Guest Post & #Giveaway – Final Fondue by Maya Corrigan #cozy
Final Fondue (A Five-Ingredient Mystery)
Cozy Mystery
3rd in Series
Publisher: Kensington (June 28, 2016)
Mass Market Paperback: 304 pages
Synopsis
Val Deniston certainly has her plate full running a café, dabbling with recipes, and helping her grandfather prepare for the town’s upcoming tri-centennial celebration, but she’s grown fond of her new life in the Chesapeake Bay town of Bayport. . .
So when Val is asked to reclaim her old position as a cookbook publicist in New York City, she puts off her decision in order to help her grandfather perfect his chocolate fondue for the weekend festivity’s dessert cook-off. But after the opening ceremonies, Val finds a houseguest strangled to death in her grandfather’s backyard. She suspects a classic case of mistaken identity, especially when another guest nearly bids her life a fondue farewell. Now it’s up to Val to keep the killer from making another stab at murder . . .
Includes 6 five-ingredient recipes!
Guest Post
Love, Fondue, and Murder
Few dishes elicit images of convivial gatherings and romantic encounters better than fondue. Evenings at ski lodges, a group sitting around a crackling fire, dipping fresh bread in melted cheese. Wedding receptions with fountains of molten chocolate and mounds of fresh fruit and cake for dipping. A candlelit tête-à-tête with bowls of warm chocolate surrounded by heart-shaped strawberries. Love, fondue, and murder intertwine in the third of my Five-Ingredient Mysteries. Final Fondue explores varieties of romantic love. Like chocolate fondue, love is both sweet and dark.
Val Deniston, my café manager sleuth, lives with her widowed grandfather in a tourist town on the Eastern Shore of Maryland near the Chesapeake Bay. The story takes place during a festival commemorating the 300th anniversary of the town’s founding. As Granddad readies his Victorian house for weekend visitors to the festival, he discovers a fondue pot in the attic. For him fondue conjures memories of friends talking and laughing while sharing a pot of melted cheese or chocolate. Reminiscing about fondue parties in the 1960s and 70s, he makes chocolate fondue to welcome his houseguests.
They’ve come to town, not only to enjoy the Tricentennial festivities, but also to plan a wedding. The would-be bride, best man, maid of honor, and a bridesmaid have reserved rooms in the house Val shares with her grandfather, while the groom stays at his parents’ bayfront estate. Val finds it odd that the parents haven’t invited his fiancée, but that’s not the only odd thing about this group. The friendly gathering Granddad planned turns into a contest, as the guests vie for control of the fondue pot.
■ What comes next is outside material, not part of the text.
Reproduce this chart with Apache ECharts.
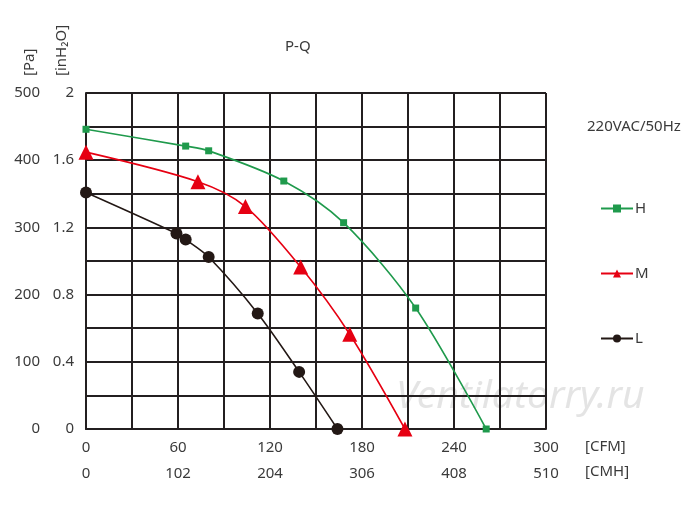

The best man uses an assembly line approach, dipping and eating cake cubes as fast as possible. The maid of honor blocks access to the fondue by holding her skewer of chocolate-dipped strawberries over the pot so the others can’t get their forks in edgewise. The bridesmaid drops fruit into the melted chocolate and goes on fishing expeditions to retrieve it. Pointed barbs fly across the table between her and the maid of honor. What’s behind the enmity between them? Are they both vying for the attention of the best man or are they jealous of each other’s relationship with the bride? Is the best man carrying a torch for the groom’s fiancée? When the bride arrives late, the others make room for her fork in the fondue pot, but she scorns the chocolate.
Later in the evening, one of the houseguests raids the fridge for leftovers and holds a solo fondue party in the backyard. Then a murderer joins the private party. After Val stumbles over a dead body in the dark, she comes to a chilling conclusion: The victim could have been mistaken for someone else. And a killer who makes a mistake the first time might try again. To prevent that from happening, Val and Granddad team up to identify and trap the murder. But first they have to figure out who the intended victim was and plumb the dark side of love—possessiveness and jealousy.
About the Author
Maya Corrigan lives near Washington, D.C., within easy driving distance of Maryland’s Eastern Shore, the setting for this series. She has taught courses in writing, detective fiction, and American literature at Georgetown University and NOVA community college. A winner of the Daphne du Maurier Award for Excellence in Mystery and Suspense, she has published essays on drama and short stories under her full name of Mary Ann Corrigan.